Insoutenable – L’édito de Patrice Chabanet
Le coronavirus n’est pas le seul à faire peser une menace sur l’espèce humaine. Un autre virus, plus cruel, fabriqué par l’Homme, est porteur de danger pour le vivre ensemble. Ses caractéristiques principales: l’indifférence, et la lâcheté. Nouvelle preuve nous en est donnée avec le traitement réservé aux réfugiés du Nord-Est de la Syrie. Ces centaines de milliers de personnes ont perdu le statut d’être humain. Ils sont considérés comme une masse de manœuvre dans le conflit qui oppose Erdogan à la Syrie et son allié russe. Le leader turc menace de les lâcher comme des fauves pour déstabiliser l’Europe. Déjà des grappes de réfugiés sont parties par la mer pour rejoindre la Grèce. Beaucoup sont pleinement conscients qu’ils ne seront pas accueillis à bras ouverts. Mais tous sont convaincus qu’un mauvais accueil sera plus supportable qu’une vie sous les bombes.
L’Europe n’en fait pas mystère : elle veut faire barrage à une vague sur laquelle surfent les partis d’extrême droite. Ils ne se cachent même plus. En Grèce, c’est le sinistre parti Aube dorée, franchement nazi, qui empêche les embarcations d’accoster et qui fait le coup de poing avec les membres des associations humanitaires.

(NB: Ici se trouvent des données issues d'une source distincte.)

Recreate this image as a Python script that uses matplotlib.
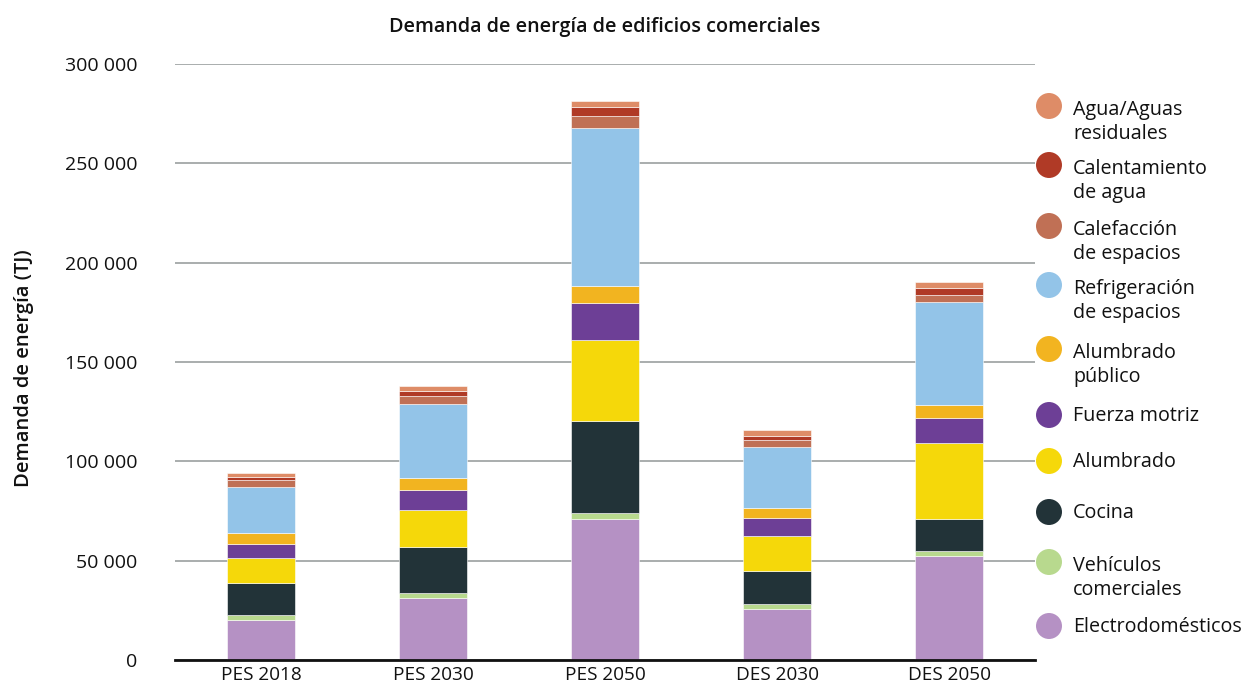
import matplotlib
matplotlib.use("Agg")
import matplotlib.pyplot as plt
import numpy as np

# Scenarios (x axis)
scenarios = ["PES 2018", "PES 2030", "PES 2050", "DES 2030", "DES 2050"]

# End-use energy demand per scenario (TJ), stacked bottom to top
electrodomesticos = [20000, 31200, 71000, 25500, 52300]
vehiculos = [2800, 2700, 3000, 2700, 2400]
cocina = [15800, 23000, 46500, 16800, 16400]
alumbrado = [12600, 18600, 40700, 17300, 38100]
fuerza_motriz = [7300, 9900, 18700, 9000, 12800]
alumbrado_publico = [5300, 6300, 8400, 5400, 6400]
refrigeracion = [23400, 37200, 79300, 30700, 51600]
calefaccion = [3200, 3800, 6400, 3300, 3600]
calentamiento = [1700, 2700, 4200, 2200, 3800]
agua = [2000, 2400, 3200, 2700, 3000]

series = [
    ("Electrodomésticos", electrodomesticos, "#B591C4"),
    ("Vehículos\ncomerciales", vehiculos, "#B8D98E"),
    ("Cocina", cocina, "#223338"),
    ("Alumbrado", alumbrado, "#F5D80A"),
    ("Fuerza motriz", fuerza_motriz, "#6D3F96"),
    ("Alumbrado\npúblico", alumbrado_publico, "#F2B420"),
    ("Refrigeración\nde espacios", refrigeracion, "#93C4E8"),
    ("Calefacción\nde espacios", calefaccion, "#C07055"),
    ("Calentamiento\nde agua", calentamiento, "#B03A26"),
    ("Agua/Aguas\nresiduales", agua, "#DE8C67"),
]

yticks = [0, 50000, 100000, 150000, 200000, 250000, 300000]
ytick_labels = ["0", "50 000", "100 000", "150 000", "200 000", "250 000", "300 000"]

plt.rcParams["font.family"] = ["Open Sans", "DejaVu Sans"]

W, H = 1244, 687
fig = plt.figure(figsize=(W / 100, H / 100), dpi=100)
ax = fig.add_axes([175 / W, 1 - 660 / H, (1035 - 175) / W, (660 - 64) / H])

x = np.arange(len(scenarios))
bottom = np.zeros(len(scenarios))
for name, vals, color in series:
    vals = np.array(vals, dtype=float)
    ax.bar(x, vals, width=0.4, bottom=bottom, color=color, edgecolor="white",
           linewidth=0.4, zorder=3)
    bottom += vals

ax.set_xlim(-0.5, 4.5)
ax.set_ylim(0, 300000)
ax.set_yticks(yticks)
ax.set_yticklabels(ytick_labels, fontsize=14, color="#111111")
ax.set_xticks(x)
ax.set_xticklabels(scenarios, fontsize=13.7, color="#111111")
ax.tick_params(axis="y", length=0, pad=27)
ax.tick_params(axis="x", length=0, pad=4)
ax.grid(axis="y", color="#A3A7A7", linewidth=1.3, zorder=0)
for s in ["left", "right", "top"]:
    ax.spines[s].set_visible(False)
ax.spines["bottom"].set_color("#111111")
ax.spines["bottom"].set_linewidth(2)
ax.spines["bottom"].set_zorder(4)

ax.set_ylabel("Demanda de energía (TJ)", fontsize=14.5, fontweight="semibold",
              color="#111111")
ax.yaxis.set_label_coords(-(175 - 24) / (1035 - 175), (660 - 368) / (660 - 64))
ax.yaxis.label.set_va("center")

fig.text(605 / W, 1 - 27 / H, "Demanda de energía de edificios comerciales",
         ha="center", va="center", fontsize=14.2, fontweight="semibold",
         color="#111111")

# Legend drawn as circles with labels on the right
legend_y = {
    "Agua/Aguas\nresiduales": 106,
    "Calentamiento\nde agua": 165,
    "Calefacción\nde espacios": 226,
    "Refrigeración\nde espacios": 285,
    "Alumbrado\npúblico": 349,
    "Fuerza motriz": 415,
    "Alumbrado": 461,
    "Cocina": 512,
    "Vehículos\ncomerciales": 562,
    "Electrodomésticos": 626,
}
lax = fig.add_axes([0, 0, 1, 1], facecolor="none")
lax.set_xlim(0, W)
lax.set_ylim(H, 0)
lax.axis("off")
for name, vals, color in series:
    yc = legend_y[name]
    lax.scatter([1049], [yc], s=350, color=color, edgecolors="none")
    two_lines = "\n" in name
    lax.text(1073, yc - (6 if two_lines else 9), name, ha="left", va="top",
             fontsize=14.2, color="#111111", linespacing=1.25)

fig.savefig("out.png", dpi=100)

L’imbroglio diplomatico-militaire nous fait oublier qu’on n’a pas affaire à un kriegspiel. Ce sont des êtres de chair et de sang qui souffrent. C’est le spectacle insoutenable d’enfants entrés dans la vie au mauvais endroit et au mauvais moment. Personne ne peut dire quand ce mauvais film se terminera. On peut compter sur le cynisme d’Erdorgan pour laisser filer – aussi – des djihadistes. Force est de constater qu’aucune solution durable n’est en vue, avec une Europe politiquement sous-dimensionnée et une Amérique totalement absente.